The second way to use fise is the RESTful API for machines (e.g. third party ECM applications such as Nuxeo DM and Nuxeo Digital Asset Management system) that will use fise as an HTTP service to enhance the content of there documents. The detailed documentation if the REST API is available on a per-endpoint basis in the Web UI by clicking on the “REST API” link in the top right corner of the page:
Accessing the inline documentation for the REST API
Here is a sample call to the engines endpoint REST interface using the curl command line tool:
curl -X POST -H "Accept: text/turtle" -H "Content-type: text/plain" --data "Fise can detect famous cities such as Paris." `http://fise.demo.nuxeo.com/engines/`
Please note that the output of this call will be formatted as text/turtle (a standard RDF serialization format). Again this is not meant to be consumed by regular human beings but only by machines (or semantic web engineers). The list of available serialization formats is detailed in the inline documentation.
The road ahead
To close this first blog post, here are a couple of un-prioritarized improvements I would like to implement in the coming months.
Multi-lingual support
Right now the packaged engines can only deal with English text content. We plan to progressively add statistical models for other languages as well.
Relations extraction
Right now if you submit a sentence that starts with “United Kingdom prime minister David Cameron declared to the press…” you will get an output such as:
“David Cameron” is detected as a person but not recognized since the fise index was built on a DBpedia dump extracted before his election. Furthermore fise is currently not able to extract the relation between the entity “David Cameron” and the entity “United Kingdom”. In future versions of fise we plan to extract the role “prime minister” that links the person to the country. This should be achievable by combining syntactic parsing with semantic alignment of english words with an ontology such as DBpedia.

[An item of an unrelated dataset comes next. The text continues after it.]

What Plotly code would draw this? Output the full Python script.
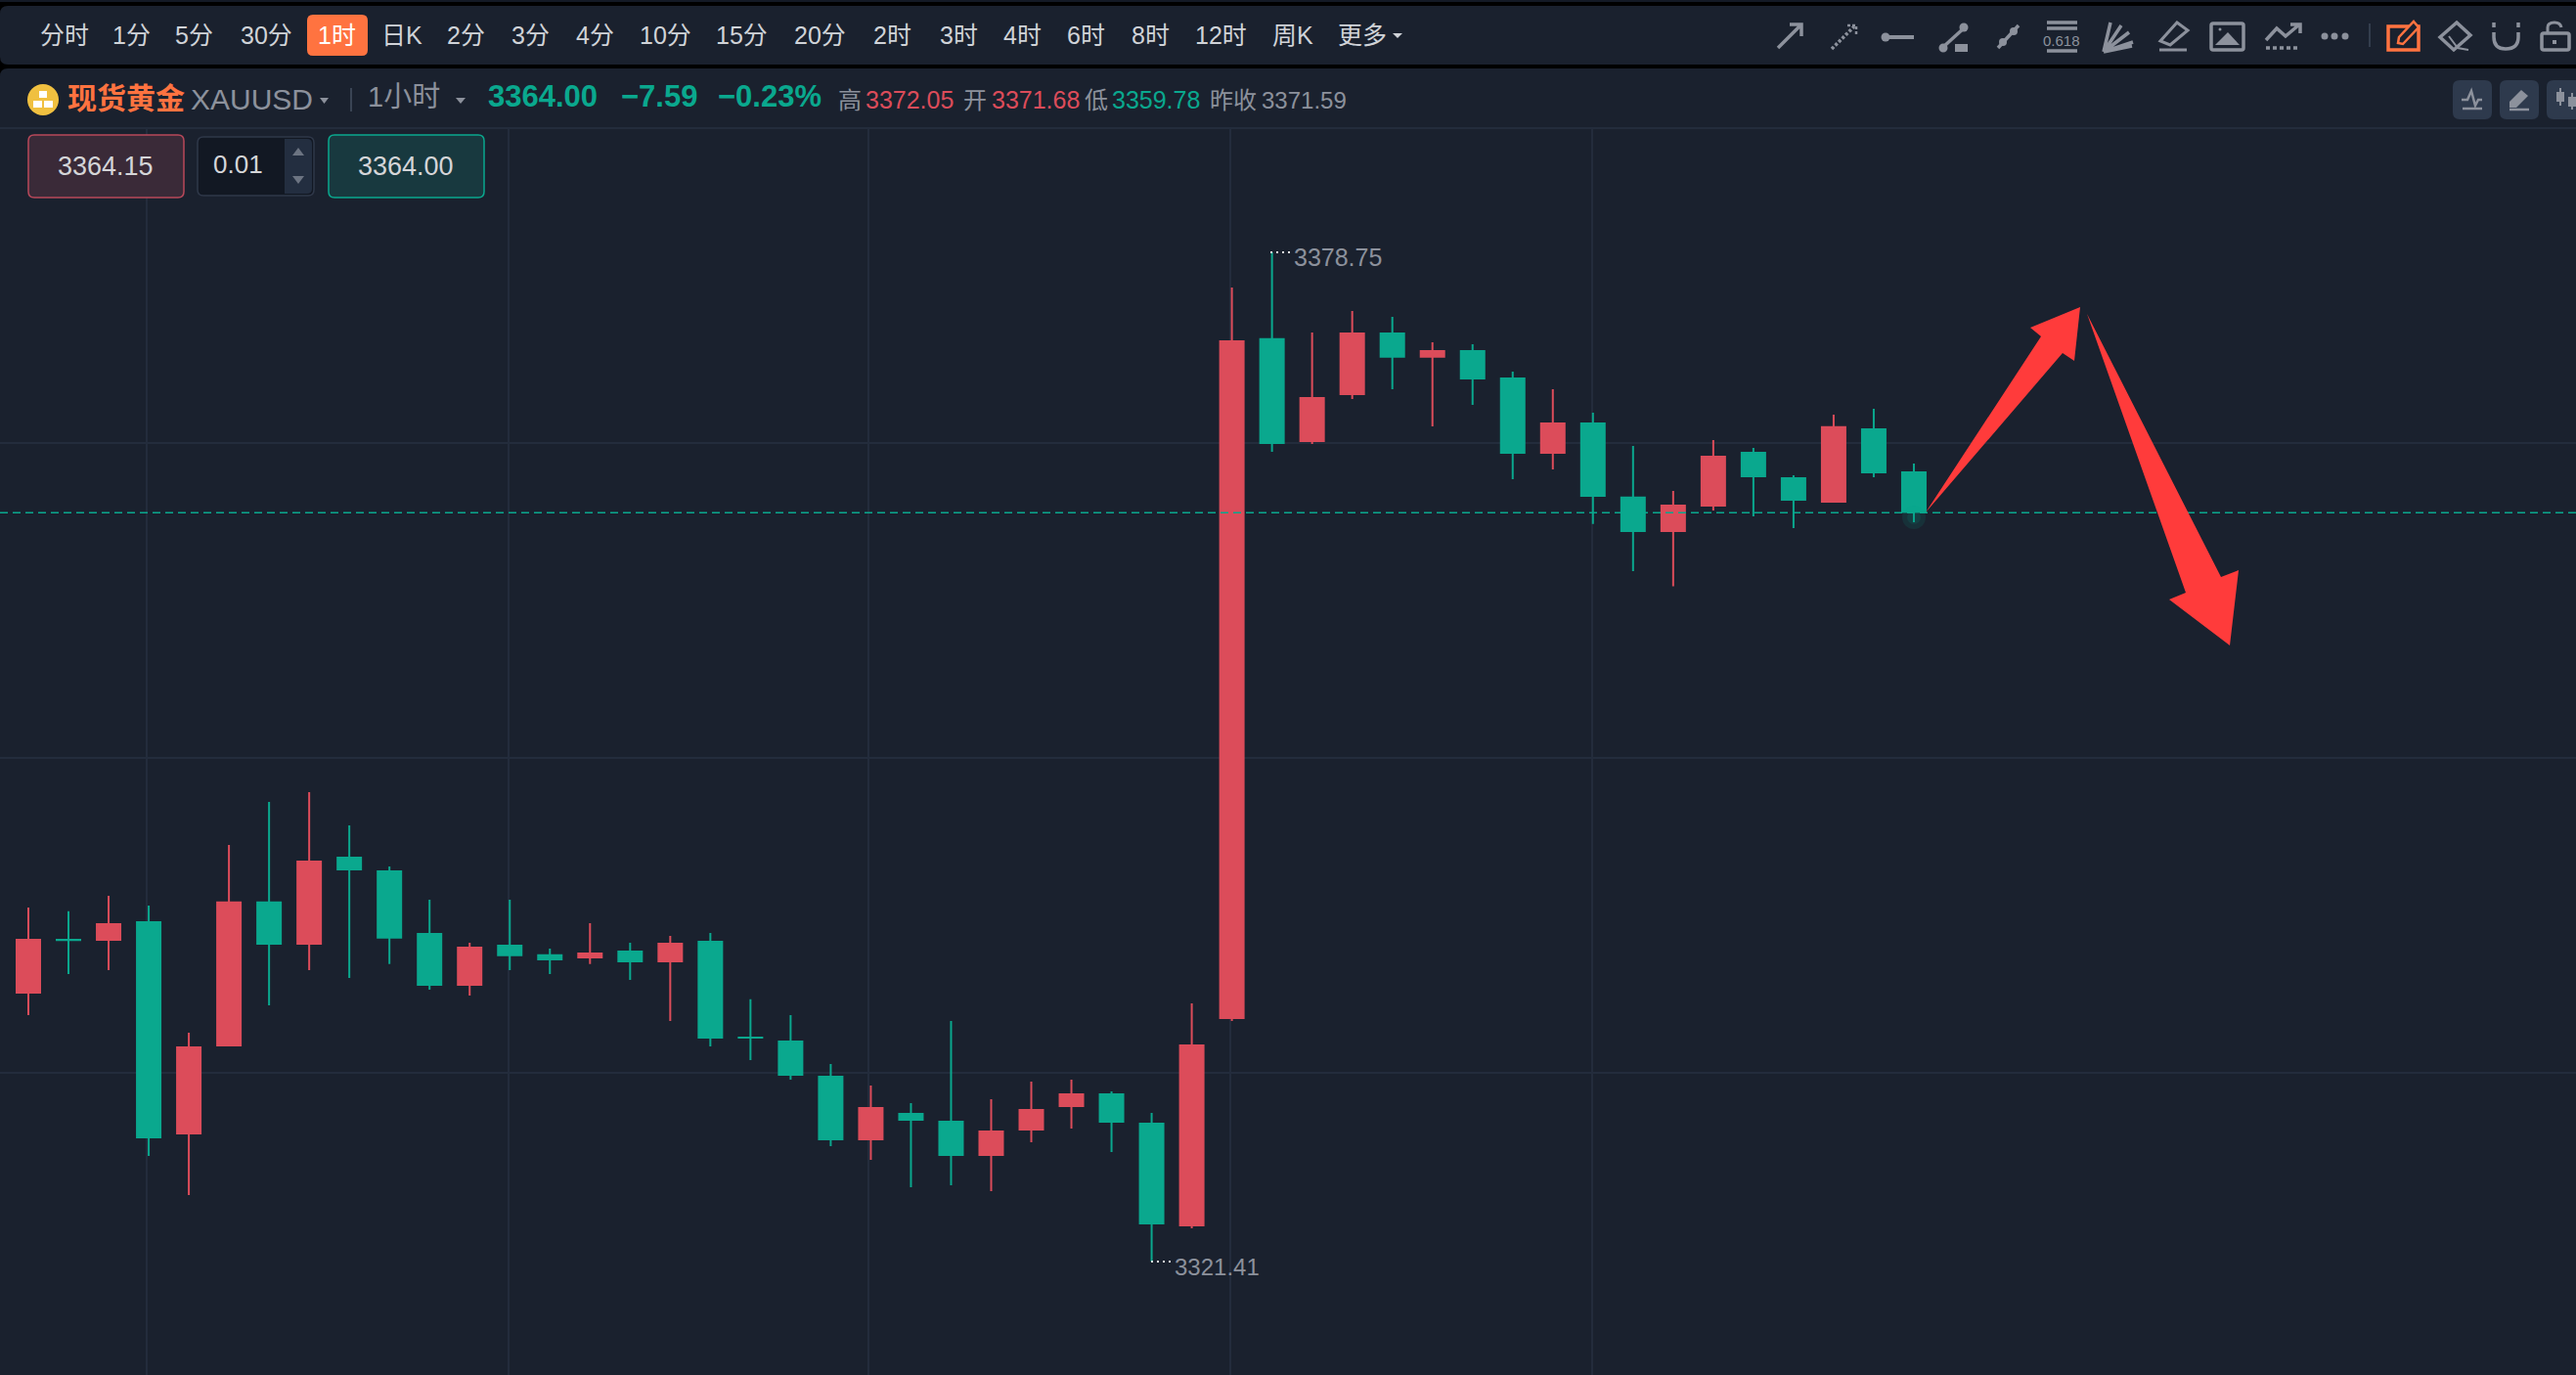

Extracting relations between entities will help knowledge workers incrementally build large knowledge bases at a low cost. For instance, this can be very interesting for economic intelligence or data-driven journalism: imagine automatically building the social networks of public figures from news feed and their relationships with business entities such as companies and financial institutions for instance.
Integration with Nuxeo EP
Right now fise is a standalone HTTP service with a basic web interface mainly used for demo purposes. To make it really useful some work is needed to integrate it with the Nuxeo platform so that Nuxeo DM, Nuxeo DAM and Nuxeo CMF users will benefit from a seamless semantic experience.
Frequently Asked Questions
A semantic engine is a software component that extracts the meaning of a electronic document to organize it as partially structured knowledge and not just as a piece of unstructured text content.